====== Data lines ======

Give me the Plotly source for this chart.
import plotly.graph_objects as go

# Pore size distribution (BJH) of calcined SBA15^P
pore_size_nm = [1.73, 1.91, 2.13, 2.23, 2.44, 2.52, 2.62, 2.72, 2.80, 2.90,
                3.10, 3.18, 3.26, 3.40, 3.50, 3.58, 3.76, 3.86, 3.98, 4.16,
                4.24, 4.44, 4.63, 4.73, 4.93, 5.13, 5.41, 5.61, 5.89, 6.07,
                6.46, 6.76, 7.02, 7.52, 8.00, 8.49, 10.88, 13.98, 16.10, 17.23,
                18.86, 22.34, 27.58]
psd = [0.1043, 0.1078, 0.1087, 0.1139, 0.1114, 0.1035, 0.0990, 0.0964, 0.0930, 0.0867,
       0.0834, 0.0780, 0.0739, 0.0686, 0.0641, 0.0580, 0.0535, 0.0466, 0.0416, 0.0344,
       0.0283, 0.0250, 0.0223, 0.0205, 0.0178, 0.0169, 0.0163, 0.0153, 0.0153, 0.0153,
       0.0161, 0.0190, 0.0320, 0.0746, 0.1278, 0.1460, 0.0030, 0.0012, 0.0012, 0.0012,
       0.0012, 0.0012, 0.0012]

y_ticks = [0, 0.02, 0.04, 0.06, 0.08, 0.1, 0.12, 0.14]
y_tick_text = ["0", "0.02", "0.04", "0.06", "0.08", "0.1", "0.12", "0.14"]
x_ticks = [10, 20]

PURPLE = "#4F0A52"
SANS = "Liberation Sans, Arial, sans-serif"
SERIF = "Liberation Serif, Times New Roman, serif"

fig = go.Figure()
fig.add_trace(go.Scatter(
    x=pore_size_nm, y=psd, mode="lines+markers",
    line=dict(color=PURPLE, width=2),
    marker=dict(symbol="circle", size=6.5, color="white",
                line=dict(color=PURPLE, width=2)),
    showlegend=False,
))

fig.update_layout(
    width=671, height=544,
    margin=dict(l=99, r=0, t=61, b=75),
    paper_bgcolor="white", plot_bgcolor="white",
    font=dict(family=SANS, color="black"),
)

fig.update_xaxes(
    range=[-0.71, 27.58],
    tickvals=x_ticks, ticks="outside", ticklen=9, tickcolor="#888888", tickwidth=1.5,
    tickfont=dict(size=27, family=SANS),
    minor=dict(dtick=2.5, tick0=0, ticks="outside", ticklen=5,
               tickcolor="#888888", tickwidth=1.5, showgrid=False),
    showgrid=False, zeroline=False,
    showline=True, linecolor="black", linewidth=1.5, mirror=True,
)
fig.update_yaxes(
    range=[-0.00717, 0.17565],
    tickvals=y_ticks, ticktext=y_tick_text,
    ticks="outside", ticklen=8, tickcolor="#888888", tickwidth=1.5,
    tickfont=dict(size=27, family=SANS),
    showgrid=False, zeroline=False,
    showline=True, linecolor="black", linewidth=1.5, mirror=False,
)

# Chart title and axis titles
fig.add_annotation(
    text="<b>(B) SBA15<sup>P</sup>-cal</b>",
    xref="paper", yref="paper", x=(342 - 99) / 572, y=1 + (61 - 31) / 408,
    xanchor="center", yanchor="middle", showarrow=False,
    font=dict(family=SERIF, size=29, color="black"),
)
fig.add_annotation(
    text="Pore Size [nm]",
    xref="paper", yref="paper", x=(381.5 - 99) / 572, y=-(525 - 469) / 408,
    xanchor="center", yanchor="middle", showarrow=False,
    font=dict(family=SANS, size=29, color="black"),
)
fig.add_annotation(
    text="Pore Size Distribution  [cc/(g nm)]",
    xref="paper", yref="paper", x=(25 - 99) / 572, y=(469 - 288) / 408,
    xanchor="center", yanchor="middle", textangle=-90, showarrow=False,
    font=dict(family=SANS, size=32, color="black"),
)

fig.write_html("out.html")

======

## Exercise directions:
Go back to the listing above and please repeat it exactly.

## Complete response:
Give me the Plotly source for this chart.
import plotly.graph_objects as go

# Pore size distribution (BJH) of calcined SBA15^P
pore_size_nm = [1.73, 1.91, 2.13, 2.23, 2.44, 2.52, 2.62, 2.72, 2.80, 2.90,
                3.10, 3.18, 3.26, 3.40, 3.50, 3.58, 3.76, 3.86, 3.98, 4.16,
                4.24, 4.44, 4.63, 4.73, 4.93, 5.13, 5.41, 5.61, 5.89, 6.07,
                6.46, 6.76, 7.02, 7.52, 8.00, 8.49, 10.88, 13.98, 16.10, 17.23,
                18.86, 22.34, 27.58]
psd = [0.1043, 0.1078, 0.1087, 0.1139, 0.1114, 0.1035, 0.0990, 0.0964, 0.0930, 0.0867,
       0.0834, 0.0780, 0.0739, 0.0686, 0.0641, 0.0580, 0.0535, 0.0466, 0.0416, 0.0344,
       0.0283, 0.0250, 0.0223, 0.0205, 0.0178, 0.0169, 0.0163, 0.0153, 0.0153, 0.0153,
       0.0161, 0.0190, 0.0320, 0.0746, 0.1278, 0.1460, 0.0030, 0.0012, 0.0012, 0.0012,
       0.0012, 0.0012, 0.0012]

y_ticks = [0, 0.02, 0.04, 0.06, 0.08, 0.1, 0.12, 0.14]
y_tick_text = ["0", "0.02", "0.04", "0.06", "0.08", "0.1", "0.12", "0.14"]
x_ticks = [10, 20]

PURPLE = "#4F0A52"
SANS = "Liberation Sans, Arial, sans-serif"
SERIF = "Liberation Serif, Times New Roman, serif"

fig = go.Figure()
fig.add_trace(go.Scatter(
    x=pore_size_nm, y=psd, mode="lines+markers",
    line=dict(color=PURPLE, width=2),
    marker=dict(symbol="circle", size=6.5, color="white",
                line=dict(color=PURPLE, width=2)),
    showlegend=False,
))

fig.update_layout(
    width=671, height=544,
    margin=dict(l=99, r=0, t=61, b=75),
    paper_bgcolor="white", plot_bgcolor="white",
    font=dict(family=SANS, color="black"),
)

fig.update_xaxes(
    range=[-0.71, 27.58],
    tickvals=x_ticks, ticks="outside", ticklen=9, tickcolor="#888888", tickwidth=1.5,
    tickfont=dict(size=27, family=SANS),
    minor=dict(dtick=2.5, tick0=0, ticks="outside", ticklen=5,
               tickcolor="#888888", tickwidth=1.5, showgrid=False),
    showgrid=False, zeroline=False,
    showline=True, linecolor="black", linewidth=1.5, mirror=True,
)
fig.update_yaxes(
    range=[-0.00717, 0.17565],
    tickvals=y_ticks, ticktext=y_tick_text,
    ticks="outside", ticklen=8, tickcolor="#888888", tickwidth=1.5,
    tickfont=dict(size=27, family=SANS),
    showgrid=False, zeroline=False,
    showline=True, linecolor="black", linewidth=1.5, mirror=False,
)

# Chart title and axis titles
fig.add_annotation(
    text="<b>(B) SBA15<sup>P</sup>-cal</b>",
    xref="paper", yref="paper", x=(342 - 99) / 572, y=1 + (61 - 31) / 408,
    xanchor="center", yanchor="middle", showarrow=False,
    font=dict(family=SERIF, size=29, color="black"),
)
fig.add_annotation(
    text="Pore Size [nm]",
    xref="paper", yref="paper", x=(381.5 - 99) / 572, y=-(525 - 469) / 408,
    xanchor="center", yanchor="middle", showarrow=False,
    font=dict(family=SANS, size=29, color="black"),
)
fig.add_annotation(
    text="Pore Size Distribution  [cc/(g nm)]",
    xref="paper", yref="paper", x=(25 - 99) / 572, y=(469 - 288) / 408,
    xanchor="center", yanchor="middle", textangle=-90, showarrow=False,
    font=dict(family=SANS, size=32, color="black"),
)

fig.write_html("out.html")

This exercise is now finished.